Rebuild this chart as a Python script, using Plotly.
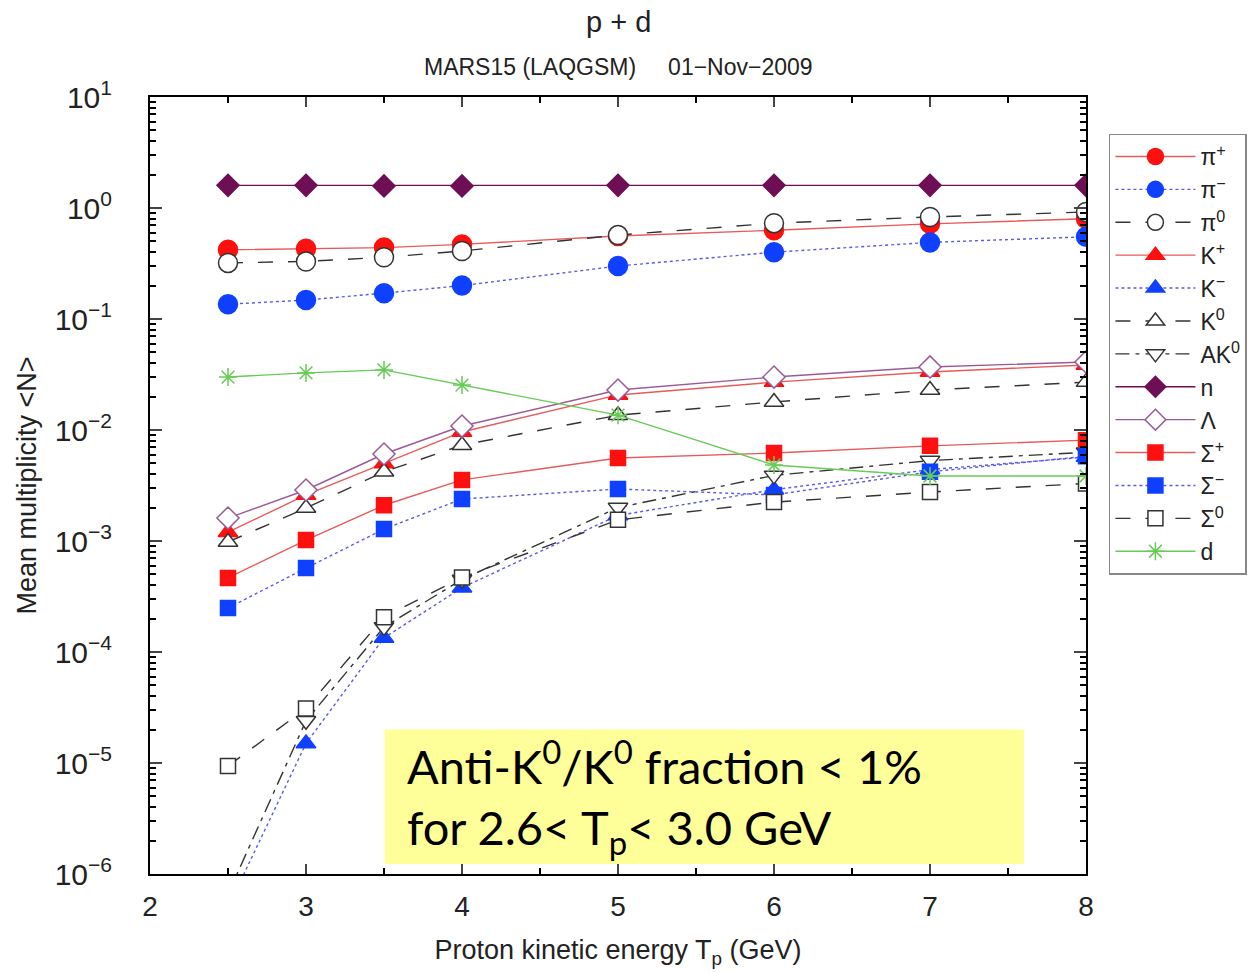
import plotly.graph_objects as go

energy = [2.5, 3, 3.5, 4, 5, 6, 7, 8]

pi_plus  = [0.42, 0.43, 0.44, 0.47, 0.56, 0.63, 0.72, 0.80]
pi_minus = [0.136, 0.148, 0.171, 0.20, 0.30, 0.40, 0.49, 0.55]
pi_zero  = [0.32, 0.33, 0.36, 0.41, 0.57, 0.73, 0.83, 0.92]
k_plus   = [0.0012, 0.0026, 0.0050, 0.0096, 0.0207, 0.027, 0.0333, 0.0385]
k_minus  = [5e-7, 1.5e-5, 1.34e-4, 3.8e-4, 0.0017, 0.0029, 0.0044, 0.0057]
k_zero   = [0.00098, 0.00198, 0.0042, 0.0073, 0.0136, 0.0179, 0.0229, 0.027]
ak_zero  = [6.6e-7, 2.4e-5, 1.68e-4, 4.5e-4, 0.0020, 0.0039, 0.0053, 0.0063]
neutron  = [1.6, 1.6, 1.58, 1.58, 1.6, 1.6, 1.6, 1.6]
lam      = [0.00161, 0.00288, 0.00608, 0.01086, 0.0229, 0.030, 0.037, 0.041]
sig_plus = [0.000465, 0.00102, 0.0021, 0.00355, 0.0056, 0.0062, 0.0072, 0.0081]
sig_minus= [0.000249, 0.00057, 0.00128, 0.00239, 0.00294, 0.0026, 0.0042, 0.0058]
sig_zero = [9.4e-6, 3.1e-5, 2.06e-4, 4.7e-4, 0.00155, 0.00224, 0.00276, 0.0033]
deut     = [0.030, 0.0327, 0.0348, 0.0254, 0.0136, 0.00484, 0.00385, 0.00385]

y_tick_vals = [1e-6, 1e-5, 1e-4, 1e-3, 1e-2, 1e-1, 1, 10]
y_tick_text = ["10<sup>−6</sup>", "10<sup>−5</sup>", "10<sup>−4</sup>", "10<sup>−3</sup>",
               "10<sup>−2</sup>", "10<sup>−1</sup>", "10<sup>0</sup>", "10<sup>1</sup>"]
x_tick_vals = [2, 3, 4, 5, 6, 7, 8]

RED = "#ff1010"
REDL = "#e85a5a"
BLUE = "#1040ff"
BLUEL = "#5a5ae6"
BLK = "#333333"
PUR = "#6e0f55"
PURL = "#9a5a9a"
GRN = "#66cc55"

series = [
    ("π<sup>+</sup>", pi_plus, "circle", 19, RED, RED, REDL, "solid"),
    ("π<sup>−</sup>", pi_minus, "circle", 19, BLUE, BLUE, BLUEL, "dot"),
    ("π<sup>0</sup>", pi_zero, "circle", 19, "white", BLK, BLK, "longdash"),
    ("K<sup>+</sup>", k_plus, "triangle-up", 17, RED, RED, REDL, "solid"),
    ("K<sup>−</sup>", k_minus, "triangle-up", 17, BLUE, BLUE, BLUEL, "dot"),
    ("K<sup>0</sup>", k_zero, "triangle-up", 17, "white", BLK, BLK, "longdash"),
    ("AK<sup>0</sup>", ak_zero, "triangle-down", 17, "white", BLK, BLK, "14px,6px,4px,6px"),
    ("n", neutron, "diamond", 17, PUR, PUR, PUR, "solid"),
    ("Λ", lam, "diamond", 17, "white", PURL, PURL, "solid"),
    ("Σ<sup>+</sup>", sig_plus, "square", 15, RED, RED, REDL, "solid"),
    ("Σ<sup>−</sup>", sig_minus, "square", 15, BLUE, BLUE, BLUEL, "dot"),
    ("Σ<sup>0</sup>", sig_zero, "square", 15, "white", BLK, BLK, "longdash"),
    ("d", deut, "asterisk-open", 15, GRN, GRN, GRN, "solid"),
]

fig = go.Figure()
for name, vals, sym, size, fill, edge, lcol, dash in series:
    fig.add_trace(go.Scatter(
        x=energy, y=vals, name=name, mode="lines+markers",
        line=dict(color=lcol, width=1.4, dash=dash),
        marker=dict(symbol=sym, size=size, color=fill,
                    line=dict(color=edge, width=1.5)),
    ))

FONT = "Liberation Sans"

fig.update_layout(
    width=1259, height=972,
    margin=dict(l=150, r=172, t=97, b=96),
    paper_bgcolor="white", plot_bgcolor="white",
    font=dict(family=FONT, size=24, color="#222"),
    showlegend=True,
    legend=dict(x=1.0245, y=0.953, xanchor="left", yanchor="top",
                bordercolor="#888", borderwidth=1.5, bgcolor="white",
                font=dict(size=23, family=FONT), tracegroupgap=0,
                itemwidth=80),
    xaxis=dict(range=[2, 8], tickvals=x_tick_vals, ticks="inside", ticklen=10,
               tickwidth=1.5, showline=True, linecolor="black", linewidth=2,
               mirror="ticks", showgrid=False, zeroline=False,
               tickfont=dict(size=28), ticklabelstandoff=6,
               minor=dict(ticks="inside", ticklen=6, dtick=0.5, tickcolor="black"),
               title=dict(text="Proton kinetic energy T<sub>p</sub> (GeV)",
                          font=dict(size=27), standoff=20)),
    yaxis=dict(type="log", range=[-6, 1], tickvals=y_tick_vals, ticktext=y_tick_text,
               ticks="inside", ticklen=12, tickwidth=1.5, showline=True,
               linecolor="black", linewidth=2, mirror="ticks", showgrid=False,
               zeroline=False, tickfont=dict(size=30), ticklabelstandoff=30,
               minor=dict(ticks="inside", ticklen=6, dtick="D1", tickcolor="black"),
               title=dict(text="Mean multiplicity &lt;N&gt;", font=dict(size=27),
                          standoff=10)),
    shapes=[dict(type="rect", xref="paper", yref="paper", x0=0.2508, x1=0.9338,
                 y0=0.0128, y1=0.1861, fillcolor="#ffff99", line=dict(width=0),
                 layer="above")],
    annotations=[
        dict(text="p + d", xref="paper", yref="paper", x=0.5, y=1.0 + 75/779,
             xanchor="center", yanchor="middle", showarrow=False,
             font=dict(size=29, family=FONT)),
        dict(text="MARS15 (LAQGSM)     01−Nov−2009", xref="paper", yref="paper",
             x=0.5, y=1.0 + 30/779, xanchor="center", yanchor="middle",
             showarrow=False, font=dict(size=23, family=FONT)),
        dict(text="Anti-K<sup>0</sup>/K<sup>0</sup> fraction &lt; 1%<br>for 2.6&lt; T<sub>p</sub>&lt; 3.0 GeV",
             xref="paper", yref="paper", x=0.272, y=0.099, xanchor="left",
             yanchor="middle", align="left", showarrow=False,
             font=dict(size=47, family="Lato, sans-serif", color="black")),
    ],
)

fig.write_html("out.html")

**WHAT THE EXERCISE ASKS**
Reproduce the material above from its first line through the line containing "energy = [2.5, 3, 3.5, 4, 5, 6, 7, 8]", both ends included, and skip every picture.

**TASK ANSWER**
Rebuild this chart as a Python script, using Plotly.
import plotly.graph_objects as go

energy = [2.5, 3, 3.5, 4, 5, 6, 7, 8]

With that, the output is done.